As a technical founder, you’ve likely spent countless hours coding, iterating, and perfecting your product in the quiet sanctuary of your development environment. Your expertise, your craft, it’s all about building something meaningful, something impactful. But when it’s time to bring that creation into the world, many founders hit a wall: the daunting, vulnerable process of learning how to do go-to-market.
GTM is standing on the edge of your comfort zone, exposing your work to the unpredictable terrain of real customers, market feedback, and competition. It’s hard, it’s vulnerable.
The Unique Challenge for Technical Founders
The Comfort of Building in Isolation
As a technical founder, your skills are your superpower. You’re used to solving complex problems, debugging, and iterating in a controlled environment. This mastery can sometimes create a bubble, a space where the product is perfect in theory but untested in the wild.
But GTM forces you out of that bubble. It requires you to communicate, persuade, and often face rejection. It demands a different set of skills: marketing, sales, storytelling, all areas that might feel foreign and uncomfortable.
The Vulnerability of Exposure
Putting your product out there is exposing your work to criticism and failure. It’s vulnerable because it feels personal; after all, you’ve poured your heart into your creation. When early feedback is harsh or uncertain, it can feel like a personal attack.
Yet, this vulnerability is actually a sign of growth. It signals that you’re pushing beyond your comfort zone to connect with the real world.

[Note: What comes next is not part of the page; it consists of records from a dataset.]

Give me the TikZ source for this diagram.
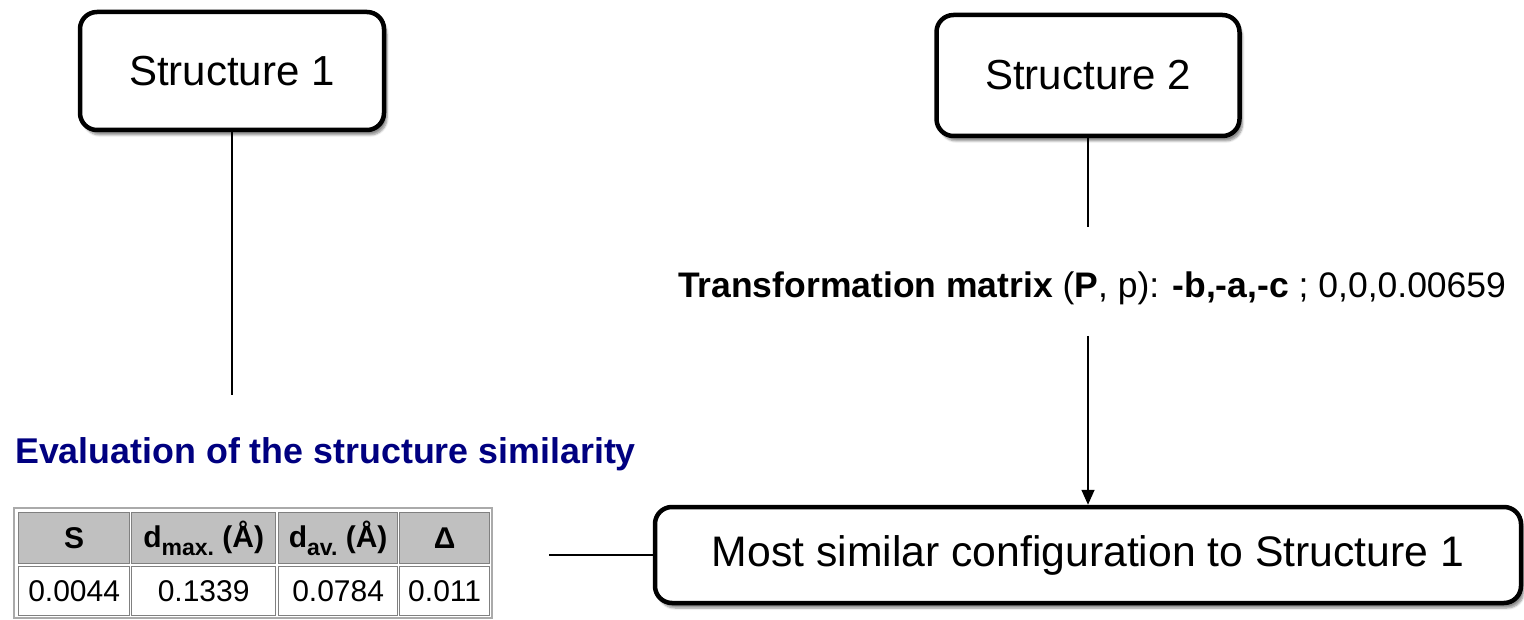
\documentclass[tikz,border=0pt]{standalone}
\usepackage{fontspec}
\setmainfont{Liberation Sans}
\usetikzlibrary{shadows.blur,arrows.meta}
\definecolor{navy}{RGB}{0,0,128}
\definecolor{hdrgray}{RGB}{192,192,192}
\definecolor{cellline}{RGB}{128,128,128}
\definecolor{tabline}{RGB}{170,170,170}
\tikzset{
  roundbox/.style={draw=black, line width=4.5pt, rounded corners=17pt, fill=white,
    blur shadow={shadow xshift=3pt, shadow yshift=-5pt, shadow blur steps=6, shadow opacity=45},
    font=\fontsize{42}{50}\selectfont, inner sep=0pt},
  conn/.style={draw=black, line width=1.6pt},
  cell/.style={draw=cellline, line width=1.3pt, anchor=north west, inner sep=0pt,
    font=\fontsize{30}{34}\selectfont},
  hcell/.style={cell, fill=hdrgray, font=\fontsize{30}{34}\selectfont\bfseries},
  dcell/.style={cell, fill=white}
}
\newcommand{\sbsc}[1]{\raisebox{-0.28em}{\fontsize{23}{23}\selectfont #1}}
\begin{document}
\begin{tikzpicture}[x=1pt,y=-1pt]
\useasboundingbox (0,0) rectangle (1524,620);
% boxes
\node[roundbox, minimum width=304pt, minimum height=118pt] (s1) at (232,71) {Structure 1};
\node[roundbox, minimum width=303pt, minimum height=121pt] (s2) at (1088,75.5) {Structure 2};
\node[roundbox, minimum width=866pt, minimum height=96pt, font=\fontsize{42.7}{50}\selectfont] (mb) at (1088,555) {Most similar configuration to Structure 1};
% free ends
\coordinate (c1) at (232,395);
\coordinate (c2) at (1088,227);
\coordinate (c3) at (1088,336);
\coordinate (c4) at (549,555);
% texts
\node[anchor=base, inner sep=0pt, font=\fontsize{35.5}{42}\selectfont] (tm) at (1092,298)
  {\textbf{Transformation matrix} (\textbf{P}, p): \textbf{-b,-a,-c} ; 0,0,0.00659};
\node[anchor=base west, inner sep=0pt, text=navy, font=\fontsize{35.8}{42}\selectfont\bfseries] (ev) at (15,463)
  {Evaluation of the structure similarity};
% connectors
\draw[conn] (s1.south) -- (c1);
\draw[conn] (s2.south) -- (c2);
\draw[conn, -{Triangle[length=15pt,width=13pt]}] (c3) -- (mb.north);
\draw[conn] (c4) -- (mb.west);
% table
\draw[tabline, line width=2pt] (14,508) rectangle (492,618);
\node[hcell, minimum width=111pt, minimum height=51pt] (h1) at (18,512) {S};
\node[hcell, minimum width=144pt, minimum height=51pt] (h2) at (131,512) {d\sbsc{max.} (Å)};
\node[hcell, minimum width=119pt, minimum height=51pt] (h3) at (278,512) {d\sbsc{av.} (Å)};
\node[hcell, minimum width=90pt, minimum height=51pt] (h4) at (399,512) {Δ};
\node[dcell, minimum width=111pt, minimum height=49pt] (d1) at (18,566) {0.0044};
\node[dcell, minimum width=144pt, minimum height=49pt] (d2) at (131,566) {0.1339};
\node[dcell, minimum width=119pt, minimum height=49pt] (d3) at (278,566) {0.0784};
\node[dcell, minimum width=90pt, minimum height=49pt] (d4) at (399,566) {0.011};
\end{tikzpicture}
\end{document}
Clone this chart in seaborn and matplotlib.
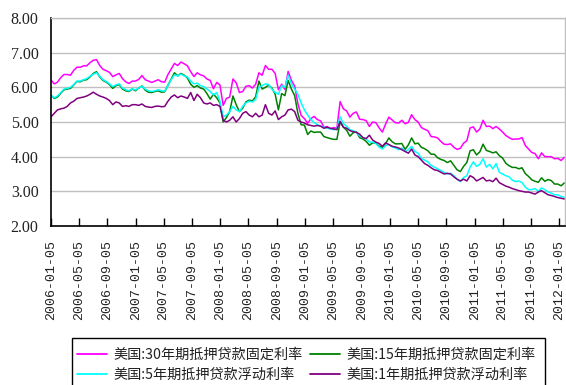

Why Vulnerability Is Necessary for Growth
The Art of Authentic Engagement
Authenticity resonates. When you’re honest about what your product can do and who it’s for, you build trust. Customers can sense sincerity, and that trust is the foundation for long-term relationships.
Vulnerability allows you to connect on a human level. sharing your journey, your passion, and your belief in the value you’re creating.
Learning Through Feedback
Feedback, even the critical kind, is a gift. It helps you understand what truly resonates with your audience and what needs refinement. Without exposing yourself to real users, you’re operating in a vacuum, missing out on invaluable insights.
Building Resilience
Facing rejection and criticism early on toughens you up. It’s a crash course in resilience that no amount of code can teach. Over time, this resilience becomes your armor, making future GTM efforts less intimidating.
How to Embrace GTM Despite the Hardship
Shift Your Mindset
Think of GTM not as a risk but as an essential part of your product’s journey. It’s the bridge between your vision and reality. Embrace the vulnerability as a necessary step toward growth.
Start Small, Iterate Fast
You don’t need a perfect launch. Start with a small, targeted audience. Use tools like landing pages, early demos, or beta tests to gather initial feedback. Iterate quickly, learn, and adapt.
Focus on Your ‘Why’
Remind yourself why you started. Your belief in your product’s value is your compass. When doubts creep in, reconnect with your mission and the impact you want to make.
Build a Support Network
Surround yourself with mentors, peers, or advisors who understand the journey. Their insights and encouragement can help you navigate the vulnerability.
Celebrate Small Wins
Every customer, positive feedback, or even constructive criticism is a victory. Recognizing these milestones keeps morale high and reinforces your resolve.
The Power of Belief
Ultimately, the courage to go-to-market hinges on your belief in the value of what you’re building. This belief is the fire that fuels your vulnerability. It transforms fear into determination.
Remember, even the most successful entrepreneurs faced rejection and doubt. The difference is, they persisted because they believed in their vision.
Conclusion
Learning how to do GTM as a technical founder often feels like exposing a part of yourself to the world. But if you truly believe in the value of your work, getting out there isn’t just necessary, it’s inevitable.
By embracing vulnerability as a catalyst for growth, focusing on your ‘why,’ and building resilience through small wins, you can navigate this challenging phase. The world is waiting for what you’ve created. Take that leap: your future self will thank you.
Your vision deserves to be seen, heard, and experienced.
Build with courage. Launch with conviction.